S.R.: Hans Haacke was talking to us about Utopia Station. He is not able to think of it. Because he said, his argument was, that he is so much involved in what he calls reality or the daily life or what he feels he is into that he is not even able to think what could be something like Utopia. It was typically Hans Haacke. I know him for a long time. And I like his kind of laconic, pragmatic putting the things. Because he is always so pragmatically bound with the situation.
L.G.: Ya, but, I agree, this is, I actually agree with him about this.
I mean too some extent I’m absolutely instinctively, I have a lot of sympathy for this kind of position. But then again I’m concerned about the legacy of straight white men sitting around and say, I’m not going to do anything until everyone gets together and does it together. I’m much more influenced by the legacy of revised social practice. I have an element of scepsis and about his position, too. But I mean this was a discoursive process. I hate this word Utopia too; it was used by the Right as an accusation against any form of progressive practice in Britain. And certainly the history of post-war reconstruction in terms of ideologically complex and progressive social work was always critisized by the Right as utopian. It would have been a nice idea but it was a utopian idea to make good quality housing for poor people. Because they don‘t appreciate that they smash it up. So I hate the use of this word utopian. I think I have the some kind of problem with it. You know I also have, it’s difficult for me intuitively to deal with the fact that the first protests against the Republican convention here in New York tended to be from what have been called like interest groups. It seems like a divided world. Part of me is sympathetic to the––what I have called––old-school position where everyone comes together and fights for a bigger kind of collective position. But the fact is that I would say that, wouldn’t I, because of who I am, because it‘s directly that‘s been the position. It’s a difficult thing with this whole kind of utopia question. I think it’s possible that some people can be involved in this project yet absent themselves from the dynamic activity. When I was a teenager I used to go to Greenham Common in England where they had the American airbase and they had a women’s peacecamp. And I would absent myself from the direct action that was taking place. Yet be there in a supportive role. Some of these strategies could be ways around this whole problem, but the interesting thing for me is in fact this focus on what Hans Haacke thinks or what I think or anybody else thinks is not necessarily in synch with the true dynamic of the project which is actually to do with curating. It’s got very little to do with what he thinks or I think. It’s got to do with this kind of other world of curatorial dynamic which is often skirted over which is also a direct legacy of revised critical practice from the mid to late 60s onwards. It has its own specific history.

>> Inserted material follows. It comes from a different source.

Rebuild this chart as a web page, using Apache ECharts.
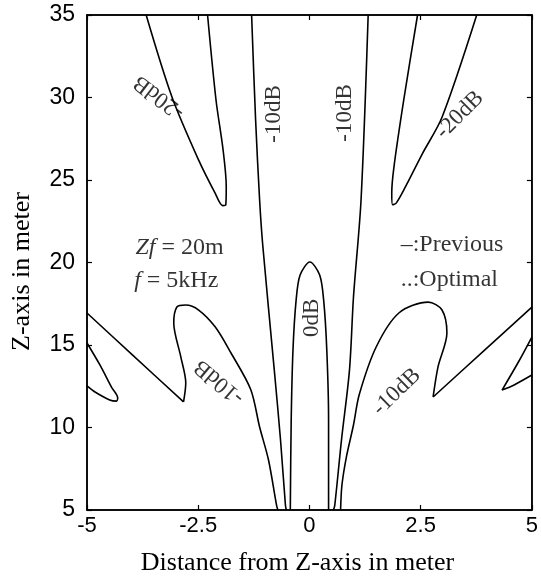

S.R.: I agree with some of your ideas but I didn’t like the––it‘s very simple––I didn’t like the presentation of it in Venice. It was the wrong place, it was wrongly positioned. I couldn’t find the works of my friends. I was running around, everybody asked each other, have you seen that…
L.G.: You are way to see it at Haus der Kunst… Yes, I agree. It has inbuilt––that was my critique from the beginning––and the point about . It has a strong discoursive component where there’s a lot of argument and a lot of discussion, and basically you have to concede sometimes. And I have pretty much lost every, I didn‘t won the arguments often. But I lost in reality because it didn’t happen. From my first speech I made in ? where I tried to change the title, change the location… I got kind of outvoted… It has inbuilt into the structure of it all the things that allowed people at a certain point… in the kind of 70s to say, well it was all very nice to have this utopian kind of modern thinking but it doesn’t work––because it has built into it all of the same problems communal thinking often has, improvised communal thinking. Opportunists can take over and there are usually two or three people who have predecided something before the discussion. All this things are built into it. As a productive discoursive environment to talk about all these things it’s very very interesting. The effects are not necessarily the most interesting thing about it. So we‘ll see.
S.R.: I have only one more question. And very easy: What is your ideal, typical daily work as an artist?
L.G.: I’m not staying focussed on anything for particularly long. So it’s to do with a lot of multiple positions. So I’m changing every 20 minutes from one thing to the other. The ideal position would be to be writing sth., planning sth., projecting sth., and communicating all on top of each other in a single period. This is the way I find the best to work, basically. But it means it’s a rather introverted practice. It’s not collective, I’m doing it on my own. It’s not very cinematic or terribly, yeah, it’s rather inward-looking I think as a way of working. And then it’s punctuated by these kind of slightly aimles wanderings around to look at the projected site for sth. which I find much less productive than this kind of mental space––I mean literally and metaphorically––this kind of mental space which I think is still. I can feel an Adorno coming on. But this idea of thinking is very powerful as a thing, can be a strong position. I mean it’s something. When that works well that’s––as they say in America––that’s the place you want to be, I think.
S.R.: Very nice closing words. Thank you very much.